*WHAT YOU WILL DO*: Transcribe the listing verbatim. Do not carry over any pictures.

*DATA PROVIDED*:
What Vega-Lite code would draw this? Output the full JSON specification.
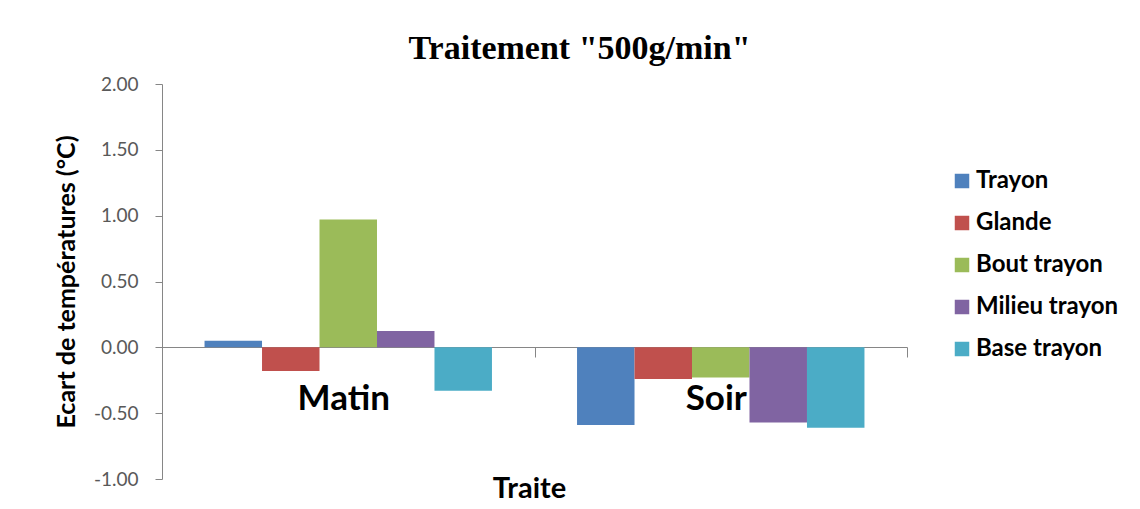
{
  "$schema": "https://vega.github.io/schema/vega-lite/v6.json",
  "autosize": "none",
  "width": 745,
  "height": 395,
  "padding": {"left": 162, "top": 84, "right": 233, "bottom": 30},
  "background": "white",
  "title": {
    "text": "Traitement \"500g/min\"",
    "font": "Liberation Serif",
    "fontSize": 34,
    "fontWeight": "bold",
    "color": "black",
    "anchor": "middle",
    "frame": "group",
    "dx": 45,
    "offset": 9
  },
  "data": {
    "values": [
      {"traite": "Matin", "zone": "Trayon", "ecart": 0.05},
      {"traite": "Matin", "zone": "Glande", "ecart": -0.18},
      {"traite": "Matin", "zone": "Bout trayon", "ecart": 0.97},
      {"traite": "Matin", "zone": "Milieu trayon", "ecart": 0.125},
      {"traite": "Matin", "zone": "Base trayon", "ecart": -0.33},
      {"traite": "Soir", "zone": "Trayon", "ecart": -0.59},
      {"traite": "Soir", "zone": "Glande", "ecart": -0.24},
      {"traite": "Soir", "zone": "Bout trayon", "ecart": -0.23},
      {"traite": "Soir", "zone": "Milieu trayon", "ecart": -0.57},
      {"traite": "Soir", "zone": "Base trayon", "ecart": -0.61}
    ]
  },
  "mark": {"type": "bar"},
  "encoding": {
    "x": {
      "field": "traite",
      "type": "nominal",
      "title": "Traite",
      "scale": {"paddingInner": 0, "paddingOuter": 0},
      "axis": {
        "offset": -132,
        "labelAngle": 0,
        "labelFont": "Lato",
        "labelFontSize": 35,
        "labelFontWeight": "bold",
        "labelColor": "black",
        "labelPadding": 24,
        "labelOffset": -5,
        "tickBand": "extent",
        "tickSize": 10,
        "tickColor": "#868686",
        "domainColor": "#868686",
        "titleFont": "Lato",
        "titleFontSize": 29,
        "titleFontWeight": "bold",
        "titleColor": "black",
        "titleX": 367,
        "titleAlign": "center",
        "titleY": 127,
        "titleBaseline": "top"
      }
    },
    "xOffset": {
      "field": "zone",
      "type": "nominal",
      "sort": ["Trayon", "Glande", "Bout trayon", "Milieu trayon", "Base trayon"],
      "scale": {"paddingInner": 0, "paddingOuter": 0.74}
    },
    "y": {
      "field": "ecart",
      "type": "quantitative",
      "title": "Ecart de températures (°C)",
      "scale": {"domain": [-1, 2], "nice": false, "zero": false},
      "axis": {
        "values": [-1, -0.5, 0, 0.5, 1, 1.5, 2],
        "format": ".2f",
        "grid": false,
        "labelFont": "Lato",
        "labelFontSize": 19,
        "labelColor": "#595959",
        "labelPadding": 17,
        "tickSize": 7,
        "tickColor": "#868686",
        "domainColor": "#868686",
        "titleFont": "Lato",
        "titleFontSize": 25,
        "titleFontWeight": "bold",
        "titleColor": "black",
        "titlePadding": 14
      }
    },
    "color": {
      "field": "zone",
      "type": "nominal",
      "sort": ["Trayon", "Glande", "Bout trayon", "Milieu trayon", "Base trayon"],
      "scale": {
        "domain": ["Trayon", "Glande", "Bout trayon", "Milieu trayon", "Base trayon"],
        "range": ["#4F81BD", "#C0504D", "#9BBB59", "#8064A2", "#4BACC6"]
      },
      "legend": {
        "title": null,
        "orient": "none",
        "legendX": 788,
        "legendY": 85,
        "symbolType": "square",
        "symbolSize": 210,
        "symbolStrokeWidth": 0,
        "labelFont": "Lato",
        "labelFontSize": 24,
        "labelFontWeight": "bold",
        "labelColor": "black",
        "labelOffset": 2,
        "rowPadding": 18,
        "labelLimit": 300
      }
    }
  },
  "config": {
    "view": {"stroke": null},
    "locale": {
      "number": {
        "decimal": ".",
        "thousands": ",",
        "grouping": [3],
        "currency": ["$", ""],
        "minus": "-"
      }
    }
  }
}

*THE RESPONSE*:
What Vega-Lite code would draw this? Output the full JSON specification.
{
  "$schema": "https://vega.github.io/schema/vega-lite/v6.json",
  "autosize": "none",
  "width": 745,
  "height": 395,
  "padding": {"left": 162, "top": 84, "right": 233, "bottom": 30},
  "background": "white",
  "title": {
    "text": "Traitement \"500g/min\"",
    "font": "Liberation Serif",
    "fontSize": 34,
    "fontWeight": "bold",
    "color": "black",
    "anchor": "middle",
    "frame": "group",
    "dx": 45,
    "offset": 9
  },
  "data": {
    "values": [
      {"traite": "Matin", "zone": "Trayon", "ecart": 0.05},
      {"traite": "Matin", "zone": "Glande", "ecart": -0.18},
      {"traite": "Matin", "zone": "Bout trayon", "ecart": 0.97},
      {"traite": "Matin", "zone": "Milieu trayon", "ecart": 0.125},
      {"traite": "Matin", "zone": "Base trayon", "ecart": -0.33},
      {"traite": "Soir", "zone": "Trayon", "ecart": -0.59},
      {"traite": "Soir", "zone": "Glande", "ecart": -0.24},
      {"traite": "Soir", "zone": "Bout trayon", "ecart": -0.23},
      {"traite": "Soir", "zone": "Milieu trayon", "ecart": -0.57},
      {"traite": "Soir", "zone": "Base trayon", "ecart": -0.61}
    ]
  },
  "mark": {"type": "bar"},
  "encoding": {
    "x": {
      "field": "traite",
      "type": "nominal",
      "title": "Traite",
      "scale": {"paddingInner": 0, "paddingOuter": 0},
      "axis": {
        "offset": -132,
        "labelAngle": 0,
        "labelFont": "Lato",
        "labelFontSize": 35,
        "labelFontWeight": "bold",
        "labelColor": "black",
        "labelPadding": 24,
        "labelOffset": -5,
        "tickBand": "extent",
        "tickSize": 10,
        "tickColor": "#868686",
        "domainColor": "#868686",
        "titleFont": "Lato",
        "titleFontSize": 29,
        "titleFontWeight": "bold",
        "titleColor": "black",
        "titleX": 367,
        "titleAlign": "center",
        "titleY": 127,
        "titleBaseline": "top"
      }
    },
    "xOffset": {
      "field": "zone",
      "type": "nominal",
      "sort": ["Trayon", "Glande", "Bout trayon", "Milieu trayon", "Base trayon"],
      "scale": {"paddingInner": 0, "paddingOuter": 0.74}
    },
    "y": {
      "field": "ecart",
      "type": "quantitative",
      "title": "Ecart de températures (°C)",
      "scale": {"domain": [-1, 2], "nice": false, "zero": false},
      "axis": {
        "values": [-1, -0.5, 0, 0.5, 1, 1.5, 2],
        "format": ".2f",
        "grid": false,
        "labelFont": "Lato",
        "labelFontSize": 19,
        "labelColor": "#595959",
        "labelPadding": 17,
        "tickSize": 7,
        "tickColor": "#868686",
        "domainColor": "#868686",
        "titleFont": "Lato",
        "titleFontSize": 25,
        "titleFontWeight": "bold",
        "titleColor": "black",
        "titlePadding": 14
      }
    },
    "color": {
      "field": "zone",
      "type": "nominal",
      "sort": ["Trayon", "Glande", "Bout trayon", "Milieu trayon", "Base trayon"],
      "scale": {
        "domain": ["Trayon", "Glande", "Bout trayon", "Milieu trayon", "Base trayon"],
        "range": ["#4F81BD", "#C0504D", "#9BBB59", "#8064A2", "#4BACC6"]
      },
      "legend": {
        "title": null,
        "orient": "none",
        "legendX": 788,
        "legendY": 85,
        "symbolType": "square",
        "symbolSize": 210,
        "symbolStrokeWidth": 0,
        "labelFont": "Lato",
        "labelFontSize": 24,
        "labelFontWeight": "bold",
        "labelColor": "black",
        "labelOffset": 2,
        "rowPadding": 18,
        "labelLimit": 300
      }
    }
  },
  "config": {
    "view": {"stroke": null},
    "locale": {
      "number": {
        "decimal": ".",
        "thousands": ",",
        "grouping": [3],
        "currency": ["$", ""],
        "minus": "-"
      }
    }
  }
}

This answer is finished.